By: Sarah Tory
I am lost before I’ve even started. It’s December and I’m in Nogales, Arizona, determined to re-trace the footsteps of the first Spanish colonizing expedition across what is now the border between the United States and Mexico. Nearly 250 years ago, in 1775, a young Spanish commander led a group of mostly poor villagers — men, women and children — together with more than 1,000 horses and cattle from the Mexican state of Sinaloa northwards across a vast desert to the far reaches of the Empire in what was then called Alta California. Like Yosemite or Yellowstone, or the Oregon Trail, the expedition’s route is part of the national park system. It should be easy to find. But the Juan Bautista de Anza National Historic Trail has no official starting point — at least not one that’s marked.
Instead, there is a giant steel fence equipped with motion sensors, and the ever-vigilant eyes of the U.S. Border Patrol.
Anza actually began his journey 600 miles south of here, in the town of Culiacán, Mexico. But the route managed by the National Park Service begins on this side of the border, and heads north, then west, a loosely connected corridor of dirt paths, protected areas and ruins that “connect history, culture, and outdoor recreation from Nogales, Arizona, to the San Francisco Bay Area.”
But here in downtown Nogales, with its stream of honking cars and people waiting to cross the wall that divides the city, I can find no remnants of the original route, nor any modern markers that commemorate it. The border, it seems, erases history.
At least that’s how Teresa Leal, a petite 66-year-old anthropologist with a pixie haircut and a mischievous smile, sees it. She belongs to the Anza Society, established to help commemorate the expedition’s history in both Mexico and the U.S. and works as the director of the Pimeria Alta Museum, a stone’s throw from the Nogales portion of the border wall.
Leal’s ancestors were Opata, once the most numerous people in what is now the border region of northeastern Sonora and southern Arizona. Anza, she explains, did not actually blaze the trail that today bears his name, but rather followed in the footsteps of the area’s indigenous people, whose ancient paths created the first migration routes through the modern-day borderlands.
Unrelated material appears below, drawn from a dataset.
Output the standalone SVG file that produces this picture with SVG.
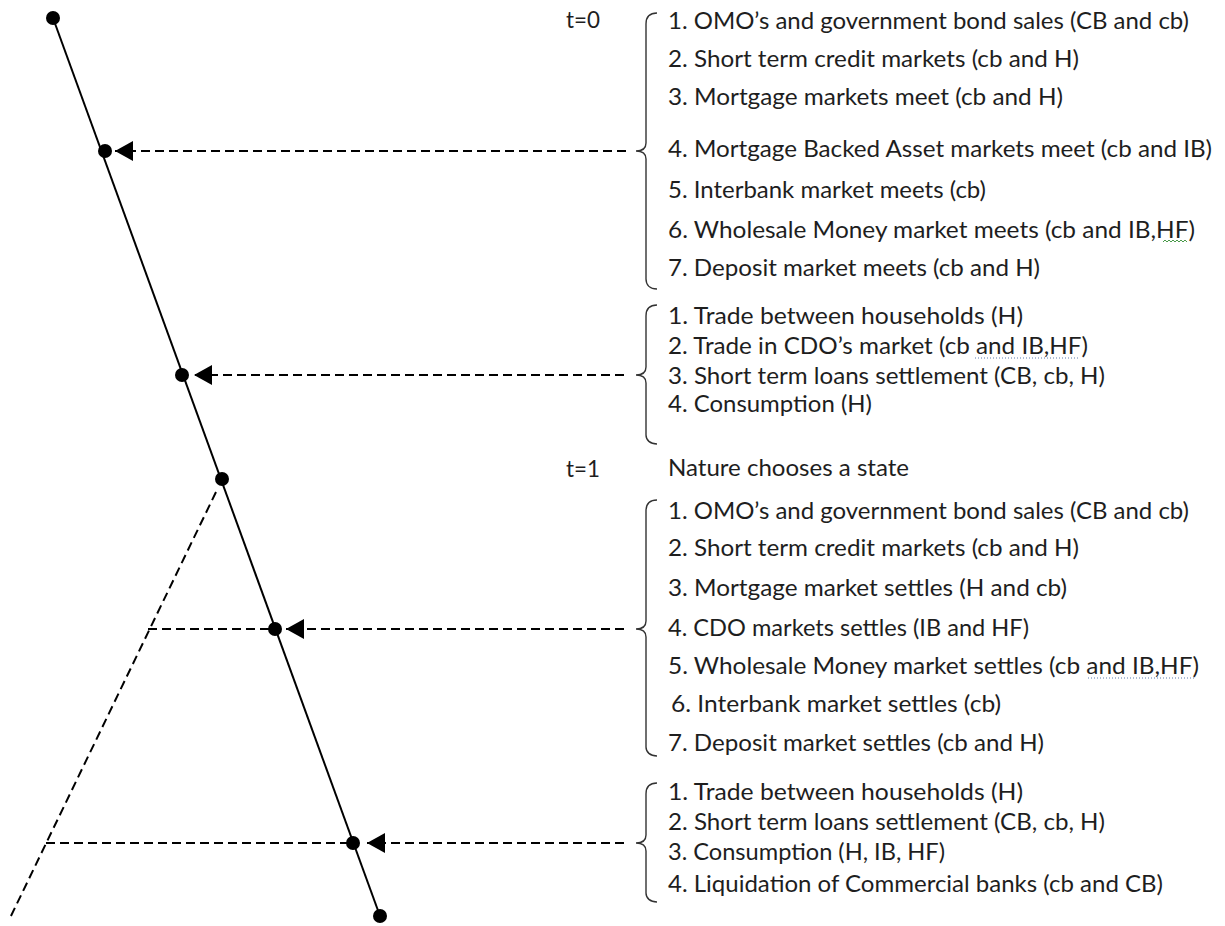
<svg xmlns="http://www.w3.org/2000/svg" width="1225" height="926" viewBox="0 0 1225 926">
<style>
text{font-family:Lato,"Liberation Sans",sans-serif;font-size:23px;fill:#1e1e1e}
.dash{stroke:#000;stroke-width:2;stroke-dasharray:9 5;fill:none}
.brace{stroke:#333;stroke-width:1.4;fill:none}
.dot{fill:#000}
.uline{stroke:#5a7ab0;stroke-width:1;stroke-dasharray:1 2}
</style>
<defs>
<marker id="ah" markerUnits="userSpaceOnUse" markerWidth="20" markerHeight="20" viewBox="0 0 20 20" refX="18" refY="10" orient="auto">
<path d="M0,0 L18,10 L0,20 Z" fill="#000"/>
</marker>
</defs>
<g id="timeline">
<line x1="53" y1="18" x2="380" y2="916" stroke="#000" stroke-width="2"/>
<circle class="dot" cx="53" cy="18" r="7"/>
<circle class="dot" cx="105" cy="151" r="7"/>
<circle class="dot" cx="182" cy="375" r="7"/>
<circle class="dot" cx="222" cy="479" r="7"/>
<circle class="dot" cx="275" cy="629" r="7"/>
<circle class="dot" cx="353" cy="843" r="7"/>
<circle class="dot" cx="380" cy="916" r="7"/>
</g>
<g id="connectors">
<line class="dash" x1="626" y1="151" x2="115" y2="151" marker-end="url(#ah)"/>
<line class="dash" x1="624" y1="375" x2="194" y2="375" marker-end="url(#ah)"/>
<line class="dash" x1="624" y1="629" x2="286" y2="629" marker-end="url(#ah)"/>
<line class="dash" x1="624" y1="843" x2="367" y2="843" marker-end="url(#ah)"/>
<line class="dash" x1="216" y1="492" x2="10" y2="918"/>
<line class="dash" x1="148" y1="629" x2="270" y2="629"/>
<line class="dash" x1="46" y1="843" x2="348" y2="843"/>
</g>
<g id="labels">
<text x="566" y="28" textLength="34" lengthAdjust="spacingAndGlyphs">t=0</text>
<text x="566" y="477" textLength="34" lengthAdjust="spacingAndGlyphs">t=1</text>
<text x="668" y="476" textLength="241" lengthAdjust="spacingAndGlyphs">Nature chooses a state</text>
</g>
<g id="group1">
<path class="brace" d="M657,13 C650,13 646,17 646,24 L646,143 C646,148 643,151 636,151 C643,151 646,154 646,159 L646,279 C646,285 650,289 657,289"/>
<text x="668" y="29" textLength="521" lengthAdjust="spacingAndGlyphs">1. OMO’s and government bond sales (CB and cb)</text>
<text x="668" y="67" textLength="411" lengthAdjust="spacingAndGlyphs">2. Short term credit markets (cb and H)</text>
<text x="668" y="105" textLength="395" lengthAdjust="spacingAndGlyphs">3. Mortgage markets meet (cb and H)</text>
<text x="668" y="157" textLength="544" lengthAdjust="spacingAndGlyphs">4. Mortgage Backed Asset markets meet (cb and IB)</text>
<text x="668" y="198" textLength="318" lengthAdjust="spacingAndGlyphs">5. Interbank market meets (cb)</text>
<text x="668" y="238" textLength="527" lengthAdjust="spacingAndGlyphs">6. Wholesale Money market meets (cb and  IB,HF)</text>
<text x="668" y="276" textLength="372" lengthAdjust="spacingAndGlyphs">7. Deposit market meets (cb and H)</text>
<path d="M1163,242 l2,-2 l2,2 l2,-2 l2,2 l2,-2 l2,2 l2,-2 l2,2 l2,-2 l2,2 l2,-2 l2,2" stroke="#4a9a4a" stroke-width="1" fill="none"/>
</g>
<g id="group2">
<path class="brace" d="M657,305 C650,305 646,309 646,316 L646,367 C646,372 643,375 636,375 C643,375 646,378 646,383 L646,435 C646,440 650,444 657,444"/>
<text x="668" y="324" textLength="355" lengthAdjust="spacingAndGlyphs">1. Trade between households  (H)</text>
<text x="668" y="354" textLength="420" lengthAdjust="spacingAndGlyphs">2. Trade in CDO’s market (cb and  IB,HF)</text>
<text x="668" y="384" textLength="437" lengthAdjust="spacingAndGlyphs">3. Short term loans settlement (CB, cb, H)</text>
<text x="668" y="412" textLength="204" lengthAdjust="spacingAndGlyphs">4. Consumption (H)</text>
<line class="uline" x1="975" y1="358" x2="1080" y2="358"/>
</g>
<g id="group3">
<path class="brace" d="M657,500 C650,500 646,504 646,511 L646,621 C646,626 643,629 636,629 C643,629 646,632 646,637 L646,747 C646,752 650,756 657,756"/>
<text x="668" y="519" textLength="521" lengthAdjust="spacingAndGlyphs">1. OMO’s and government bond sales (CB and cb)</text>
<text x="668" y="556" textLength="411" lengthAdjust="spacingAndGlyphs">2. Short term credit markets (cb and H)</text>
<text x="668" y="596" textLength="399" lengthAdjust="spacingAndGlyphs">3. Mortgage market settles (H and cb)</text>
<text x="668" y="636" textLength="361" lengthAdjust="spacingAndGlyphs">4. CDO markets settles (IB and HF)</text>
<text x="668" y="674" textLength="531" lengthAdjust="spacingAndGlyphs">5. Wholesale Money market settles (cb and  IB,HF)</text>
<text x="671" y="712" textLength="330" lengthAdjust="spacingAndGlyphs">6. Interbank market settles (cb)</text>
<text x="668" y="751" textLength="376" lengthAdjust="spacingAndGlyphs">7. Deposit market settles (cb and H)</text>
<line class="uline" x1="1088" y1="678" x2="1195" y2="678"/>
</g>
<g id="group4">
<path class="brace" d="M657,783 C650,783 646,787 646,794 L646,835 C646,840 643,843 636,843 C643,843 646,846 646,851 L646,893 C646,898 650,902 657,902"/>
<text x="668" y="800" textLength="355" lengthAdjust="spacingAndGlyphs">1. Trade between households  (H)</text>
<text x="668" y="830" textLength="437" lengthAdjust="spacingAndGlyphs">2. Short term loans settlement (CB, cb, H)</text>
<text x="668" y="860" textLength="277" lengthAdjust="spacingAndGlyphs">3. Consumption (H, IB, HF)</text>
<text x="668" y="892" textLength="495" lengthAdjust="spacingAndGlyphs">4. Liquidation of Commercial banks (cb and CB)</text>
</g>
</svg>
As a person whose history spans the border itself, Leal is bothered by the lack of commemoration. There are Anza Trail markers in Sonora and farther north in Santa Cruz County, but along the border, nothing. Long ago, she says, we stopped defining this place as interesting — as land worth preserving. Why? She gestures at the wall that rises just behind the museum: Because it is the border. “There is something unreal about it.”